■ Supplied records:

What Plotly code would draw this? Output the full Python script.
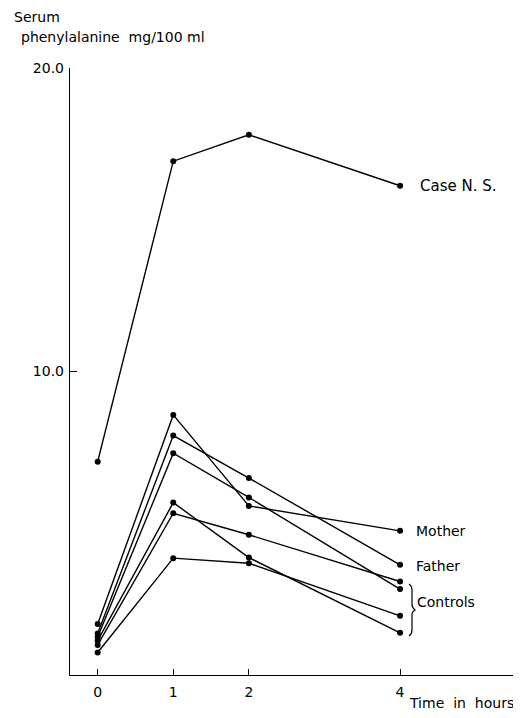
import plotly.graph_objects as go

hours = [0, 1, 2, 4]
case_ns = [7.03, 16.93, 17.80, 16.12]
mother = [1.68, 8.57, 5.57, 4.75]
father = [1.37, 7.89, 6.49, 3.63]
control_1 = [1.25, 7.31, 5.85, 2.83]
control_2 = [1.13, 5.68, 3.87, 1.39]
control_3 = [0.99, 5.33, 4.62, 3.08]
control_4 = [0.74, 3.85, 3.68, 1.95]

series = [case_ns, mother, father, control_1, control_2, control_3, control_4]

y_ticks = [10, 20]
y_tick_labels = ["10.0", "20.0"]
x_ticks = [0, 1, 2, 4]
x_tick_labels = ["0", "1", "2", "4"]

FONT = "DejaVu Sans"

# page body has an 8px default margin; the figure is sized to fill the rest
OFF = 8
W, H = 521 - OFF, 718 - OFF
# plot area in window pixels
L, R, T, B = 70, 521, 68, 675
XMIN, XMAX = -0.366, 5.6
YMIN, YMAX = 0, 20

fig = go.Figure()
for s in series:
    fig.add_trace(go.Scatter(
        x=hours, y=s, mode="lines+markers",
        line=dict(color="black", width=1.4),
        marker=dict(color="black", size=6),
        showlegend=False, hoverinfo="skip",
    ))


def px_to_x(px):
    return XMIN + (px - L) / (R - L) * (XMAX - XMIN)


def py_to_y(py):
    return YMIN + (B - py) / (B - T) * (YMAX - YMIN)


def px_to_paper(px):
    return (px - L) / (R - L)


def py_to_paper(py):
    return (B - py) / (B - T)


# brace next to the controls
pts = [(409, 584), (412, 586), (412, 604), (412, 608), (415, 610), (412, 612),
       (412, 616), (412, 634), (409, 636)]
c = [(px_to_x(a), py_to_y(b)) for a, b in pts]
path = (f"M {c[0][0]},{c[0][1]} Q {c[1][0]},{c[1][1]} {c[1][0]},{py_to_y(590)} "
        f"L {c[2][0]},{c[2][1]} Q {c[3][0]},{c[3][1]} {c[4][0]},{c[4][1]} "
        f"Q {c[5][0]},{c[5][1]} {c[5][0]},{py_to_y(614)} "
        f"L {c[7][0]},{py_to_y(630)} Q {c[7][0]},{c[7][1]} {c[8][0]},{c[8][1]}")
fig.add_shape(type="path", path=path, xref="x", yref="y",
              line=dict(color="black", width=1.2))

ann_font = dict(family=FONT, size=14, color="black")
labels = [
    ("Case N. S.", 421, case_ns[-1], 15),
    ("Mother", 417, mother[-1], 14),
    ("Father", 417, 3.6, 14),
    ("Controls", 418, 2.41, 14),
]
for text, px, y, fs in labels:
    fig.add_annotation(x=px_to_x(px), y=y, xref="x", yref="y", text=text,
                       showarrow=False, xanchor="left", yanchor="middle",
                       xshift=-3,
                       font=dict(family=FONT, size=fs, color="black"))

fig.add_annotation(x=px_to_paper(13), y=py_to_paper(17), xref="paper", yref="paper",
                   text="Serum", showarrow=False, xanchor="left", yanchor="middle",
                   borderpad=0, font=ann_font)
fig.add_annotation(x=px_to_paper(22), y=py_to_paper(37), xref="paper", yref="paper",
                   text="phenylalanine  mg/100 ml", showarrow=False,
                   xanchor="left", yanchor="middle", xshift=-3, font=ann_font)
fig.add_annotation(x=px_to_paper(410), y=py_to_paper(703), xref="paper", yref="paper",
                   text="Time  in  hours", showarrow=False,
                   xanchor="left", yanchor="middle", xshift=-3,
                   font=dict(family=FONT, size=14, color="black"))

fig.update_xaxes(range=[XMIN, XMAX], showgrid=False, zeroline=False,
                 showline=True, linecolor="black", linewidth=1.4,
                 tickmode="array", tickvals=x_ticks, ticktext=x_tick_labels,
                 ticks="inside", ticklen=6, tickcolor="black", tickwidth=1,
                 ticklabelstandoff=4,
                 tickfont=dict(family=FONT, size=14, color="black"))
fig.update_yaxes(range=[YMIN, YMAX], showgrid=False, zeroline=False,
                 showline=True, linecolor="black", linewidth=1.4,
                 tickmode="array", tickvals=y_ticks, ticktext=y_tick_labels,
                 ticks="inside", ticklen=7, tickcolor="black", tickwidth=1.2,
                 ticklabelstandoff=2,
                 tickfont=dict(family=FONT, size=14, color="black"))

fig.update_layout(
    width=W, height=H,
    margin=dict(l=L - OFF, r=521 - R, t=T - OFF, b=718 - B),
    paper_bgcolor="white", plot_bgcolor="white",
    font=dict(family=FONT, color="black"),
)

fig.write_html("out.html")
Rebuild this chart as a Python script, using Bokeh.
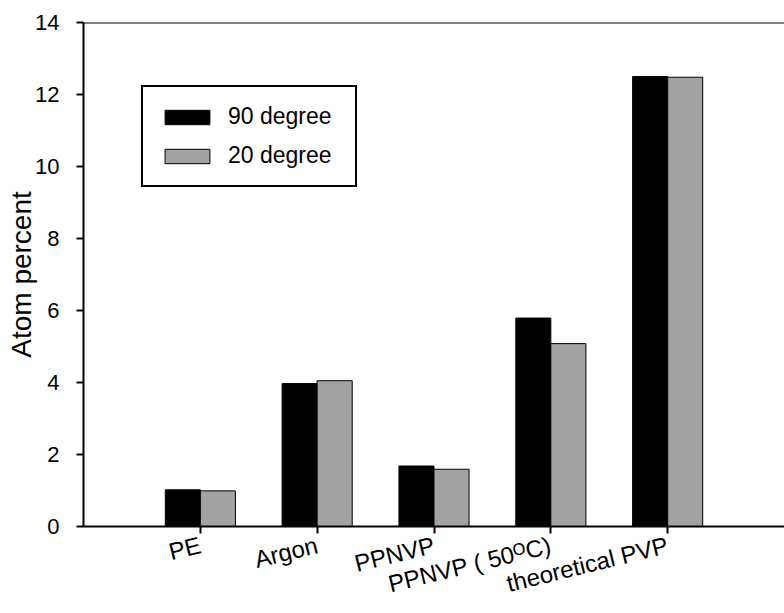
from bokeh.plotting import figure
from bokeh.models import ColumnDataSource, FixedTicker, Span, Legend, LegendItem, Range1d
from bokeh.transform import dodge
from bokeh.embed import file_html
from bokeh.resources import INLINE

categories = ["PE", "Argon", "PPNVP", "PPNVP ( 50\u1d3cC)", "theoretical PVP"]
deg90 = [1.02, 3.97, 1.68, 5.79, 12.5]
deg20 = [0.99, 4.05, 1.59, 5.08, 12.48]
y_ticks = [0, 2, 4, 6, 8, 10, 12, 14]

pos = list(range(1, len(categories) + 1))
src = ColumnDataSource(dict(x=pos, d90=deg90, d20=deg20))

FONT = "Liberation Sans"

p = figure(width=784, height=613, output_backend="svg", toolbar_location=None,
           x_range=Range1d(0, 6.0), y_range=Range1d(0, 14),
           min_border_left=83, min_border_top=22, min_border_bottom=84, min_border_right=0)
p.outline_line_color = None
p.grid.grid_line_color = None
p.background_fill_color = "white"

r1 = p.vbar(x=dodge("x", -0.15), top="d90", width=0.3, source=src,
            fill_color="black", line_color="black", line_width=1)
r2 = p.vbar(x=dodge("x", 0.15), top="d20", width=0.3, source=src,
            fill_color="#a2a2a2", line_color="black", line_width=1)

p.add_layout(Span(location=14, dimension="width", line_color="black", line_width=2))

p.xaxis.ticker = FixedTicker(ticks=pos)
p.xaxis.major_label_overrides = {i: c for i, c in zip(pos, categories)}
p.xaxis.major_label_orientation = 0.24
p.yaxis.ticker = FixedTicker(ticks=y_ticks)
p.yaxis.axis_label = "Atom percent"

for ax in (p.xaxis[0], p.yaxis[0]):
    ax.axis_line_color = "black"
    ax.axis_line_width = 2
    ax.major_tick_line_color = "black"
    ax.major_tick_line_width = 2
    ax.major_tick_out = 7
    ax.major_tick_in = 0
    ax.minor_tick_line_color = None
    ax.major_label_text_font = FONT
    ax.major_label_text_font_size = "22px"
    ax.major_label_text_color = "black"
    ax.axis_label_text_font = FONT
    ax.axis_label_text_font_size = "28px"
    ax.axis_label_text_font_style = "normal"
    ax.axis_label_text_color = "black"

p.xaxis.major_label_text_font_size = "24px"
p.xaxis.major_label_text_line_height = 1.0
p.yaxis.major_label_standoff = 17
p.yaxis.axis_label_standoff = -5
p.xaxis.major_label_standoff = 11

legend = Legend(items=[LegendItem(label="90 degree", renderers=[r1]),
                       LegendItem(label="20 degree", renderers=[r2])],
                location=(58, 339), glyph_width=56, glyph_height=18,
                label_height=20, spacing=12, padding=16, label_standoff=13,
                label_width=111,
                label_text_font=FONT, label_text_font_size="23px",
                label_text_color="black",
                border_line_color="black", border_line_width=2, border_line_alpha=1.0,
                background_fill_alpha=1)
p.add_layout(legend)

open("out.html", "w").write(file_html(p, INLINE))
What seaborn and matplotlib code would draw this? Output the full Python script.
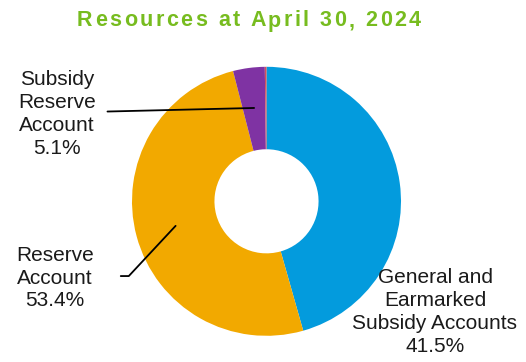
"""Donut chart of resources at April 30, 2024."""

import matplotlib

matplotlib.use("Agg")
import matplotlib.pyplot as plt
import numpy as np
import seaborn as sns

W, H, DPI = 526, 362, 100

TITLE = "Resources at April 30, 2024"
SEGMENTS = [
    "General and\nEarmarked\nSubsidy Accounts",
    "Reserve\nAccount",
    "Subsidy\nReserve\nAccount",
    "",
]
# wedge sizes as drawn in the ring (clockwise from 12 o'clock)
RING_SHARE = [45.6, 50.4, 3.8, 0.2]
LABEL_PCT = ["41.5%", "53.4%", "5.1%", ""]
COLORS = ["#039BDD", "#F2A900", "#7F33A3", "#D0505C"]

TITLE_COLOR = "#77BC1F"
TEXT_COLOR = "#1A1A1A"


def main() -> None:
    sns.set_theme(style="white")
    plt.rcParams["font.family"] = ["Liberation Sans", "DejaVu Sans"]

    fig = plt.figure(figsize=(W / DPI, H / DPI), dpi=DPI)
    cx, cy, r = 266.5, 201.3, 134.5
    ax = fig.add_axes([(cx - r) / W, (H - cy - r) / H, 2 * r / W, 2 * r / H])
    wedges, _ = ax.pie(
        RING_SHARE,
        colors=COLORS,
        startangle=90,
        counterclock=False,
        radius=1,
        wedgeprops=dict(width=0.613, linewidth=0),
    )
    ax.set_xlim(-1, 1)
    ax.set_ylim(-1, 1)
    ax.axis("off")

    # label text block centres in pixels from top-left, plus leader settings
    label_xy = [(435, 312), (55, 278), (57, 114)]
    leaders = [
        None,
        dict(relpos=(1, 0.53), shrinkA=17, connectionstyle="angle,angleA=0,angleB=47,rad=0"),
        dict(relpos=(1, 0.525), shrinkA=6, connectionstyle="arc3"),
    ]
    for i, (x, y) in enumerate(label_xy):
        w = wedges[i]
        mid = np.deg2rad((w.theta1 + w.theta2) / 2)
        txt = f"{SEGMENTS[i]}\n{LABEL_PCT[i]}"
        arrow = None
        if leaders[i] is not None:
            arrow = dict(arrowstyle="-", color="black", lw=1.3, shrinkB=0, **leaders[i])
        ax.annotate(
            txt,
            xy=(0.7 * np.cos(mid), 0.7 * np.sin(mid)),
            xycoords="data",
            xytext=(x, H - y),
            textcoords="figure pixels",
            ha="center",
            va="center",
            multialignment="center",
            fontsize=15,
            color=TEXT_COLOR,
            linespacing=1.26,
            arrowprops=arrow,
        )

    # title with loose letter spacing, one glyph at a time
    renderer = fig.canvas.get_renderer()
    kw = dict(fontsize=15.5, fontweight="bold", color=TITLE_COLOR)

    def text_w(s: str) -> float:
        t = fig.text(0, 0, s + "|", **kw)
        wd = t.get_window_extent(renderer).width
        t.remove()
        return wd

    bar_w = text_w("")
    widths = [text_w(TITLE[:i]) - bar_w for i in range(len(TITLE) + 1)]
    total = 344
    spacing = (total - widths[-1]) / (len(TITLE) - 1)
    x0 = 249 - total / 2
    for i, ch in enumerate(TITLE):
        if ch == " ":
            continue
        fig.text(
            (x0 + widths[i] + i * spacing) / W,
            1 - 26.5 / H,
            ch,
            ha="left",
            va="baseline",
            **kw,
        )

    fig.savefig("out.png", dpi=DPI)
    plt.close(fig)


if __name__ == "__main__":
    main()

■ Task brief:
Output exactly the span of lines from the top of the listing through the line holding "YMIN, YMAX = 0, 20", and leave every picture out.

■ Answer to the problem:
What Plotly code would draw this? Output the full Python script.
import plotly.graph_objects as go

hours = [0, 1, 2, 4]
case_ns = [7.03, 16.93, 17.80, 16.12]
mother = [1.68, 8.57, 5.57, 4.75]
father = [1.37, 7.89, 6.49, 3.63]
control_1 = [1.25, 7.31, 5.85, 2.83]
control_2 = [1.13, 5.68, 3.87, 1.39]
control_3 = [0.99, 5.33, 4.62, 3.08]
control_4 = [0.74, 3.85, 3.68, 1.95]

series = [case_ns, mother, father, control_1, control_2, control_3, control_4]

y_ticks = [10, 20]
y_tick_labels = ["10.0", "20.0"]
x_ticks = [0, 1, 2, 4]
x_tick_labels = ["0", "1", "2", "4"]

FONT = "DejaVu Sans"

# page body has an 8px default margin; the figure is sized to fill the rest
OFF = 8
W, H = 521 - OFF, 718 - OFF
# plot area in window pixels
L, R, T, B = 70, 521, 68, 675
XMIN, XMAX = -0.366, 5.6
YMIN, YMAX = 0, 20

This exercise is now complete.